Pourtant, le précédent est inquiétant. D’autres juntes en Afrique de l’Ouest – Mali, Guinée, Niger – ont déjà pris des mesures similaires : suspension de médias, expulsion d’ambassadeurs, durcissement législatif. Le Burkina semble vouloir aller encore plus loin.

Amnesty International appelle l’Assemblée législative de transition – organe créé par la junte elle-même – à rejeter ce projet. Mais dans un système où le pouvoir militaire nomme et contrôle les institutions, l’espoir paraît mince.

Et le peuple burkinabè dans tout ça ?

C’est la grande question. Une partie de la population, épuisée par l’insécurité et les promesses non tenues des civils, soutenait initialement la junte.
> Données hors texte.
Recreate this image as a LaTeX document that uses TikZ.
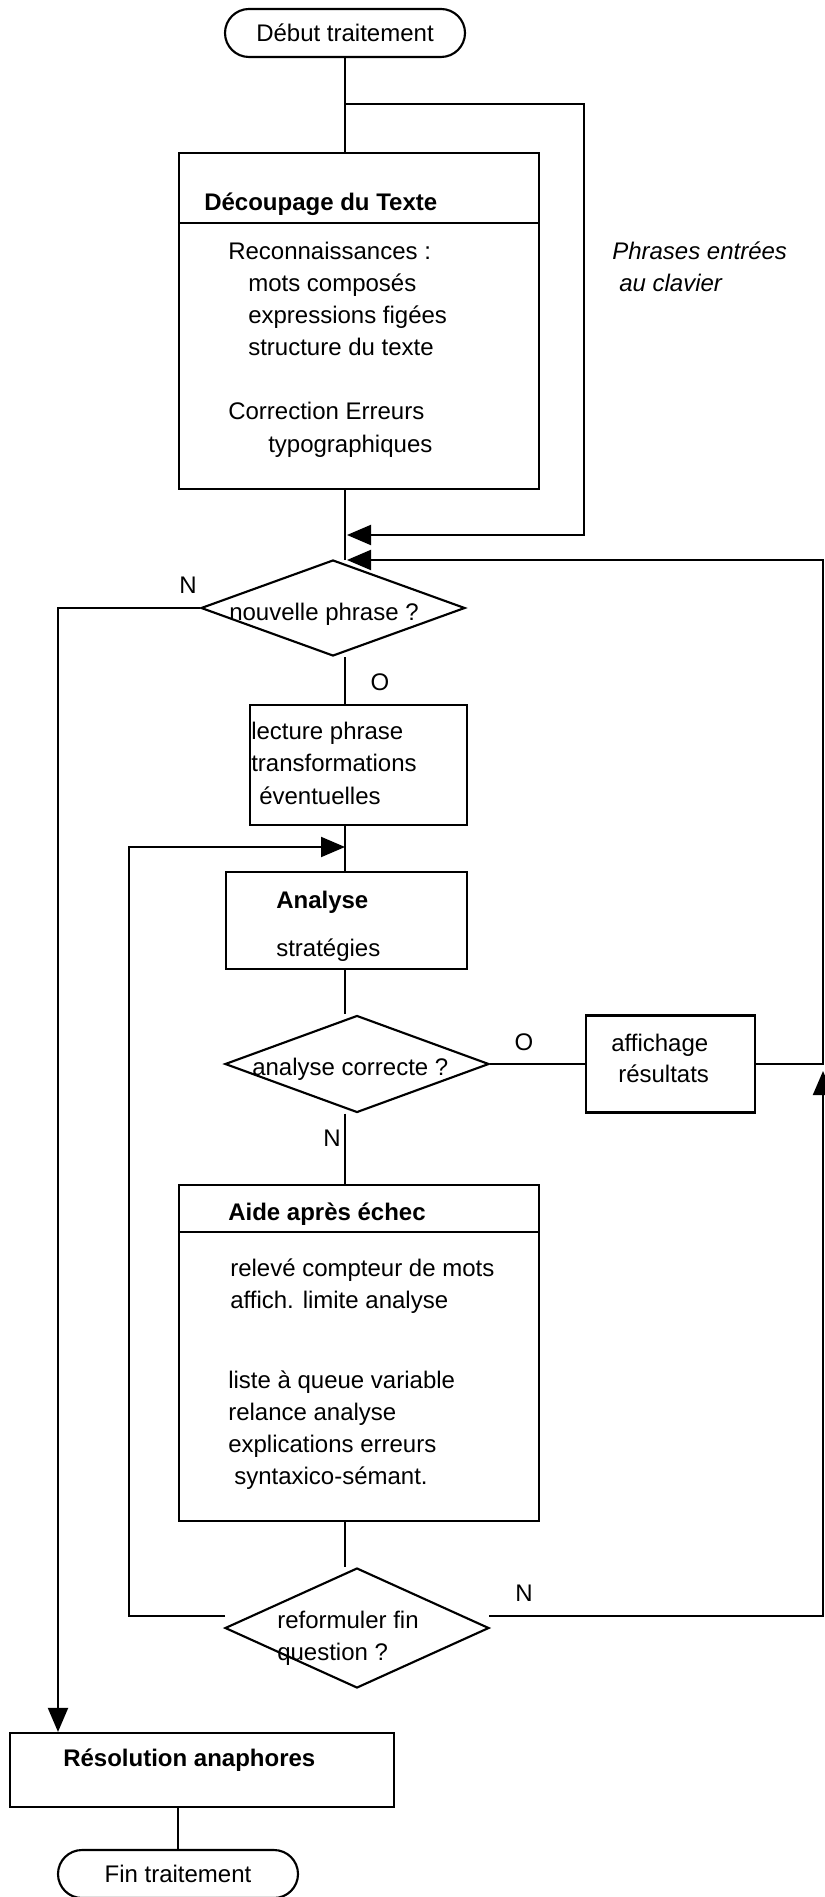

Mais deux ans et demi après le coup d’État, le bilan est lourd : plus de morts, plus de déplacés, moins de libertés.

La réintroduction de la peine de mort et le durcissement contre les minorités sexuelles pourraient marquer un point de rupture. Quand la peur remplace l’espoir, même les régimes les plus populaires finissent par vaciller.

Le Burkina Faso se trouve aujourd’hui à un carrefour. Soit ce projet de loi est adopté et le pays s’enfonce dans une logique autoritaire et répressive. Soit, sous la pression interne et internationale, la junte recule. L’histoire nous dira bientôt quelle voie a été choisie.

En attendant, une chose est sûre : ce qui se joue à Ouagadougou dépasse largement les frontières du pays. C’est tout un modèle de gouvernance, tout un rapport aux droits humains qui est en train de basculer sous nos yeux.

Le retour de la peine de mort, dans un pays qui l’avait courageusement abolie, n’est jamais anodin. C’est un signal envoyé au monde entier : ici, la vie humaine peut de nouveau être ôtée au nom de la raison d’État.

Et vous, qu’en pensez-vous ? Le contexte sécuritaire justifie-t-il de telles mesures ? Ou assiste-t-on à la naissance d’une dictature qui utilise le terrorisme comme prétexte pour écraser toute dissidence ? Le débat est ouvert. Et il est plus que jamais nécessaire.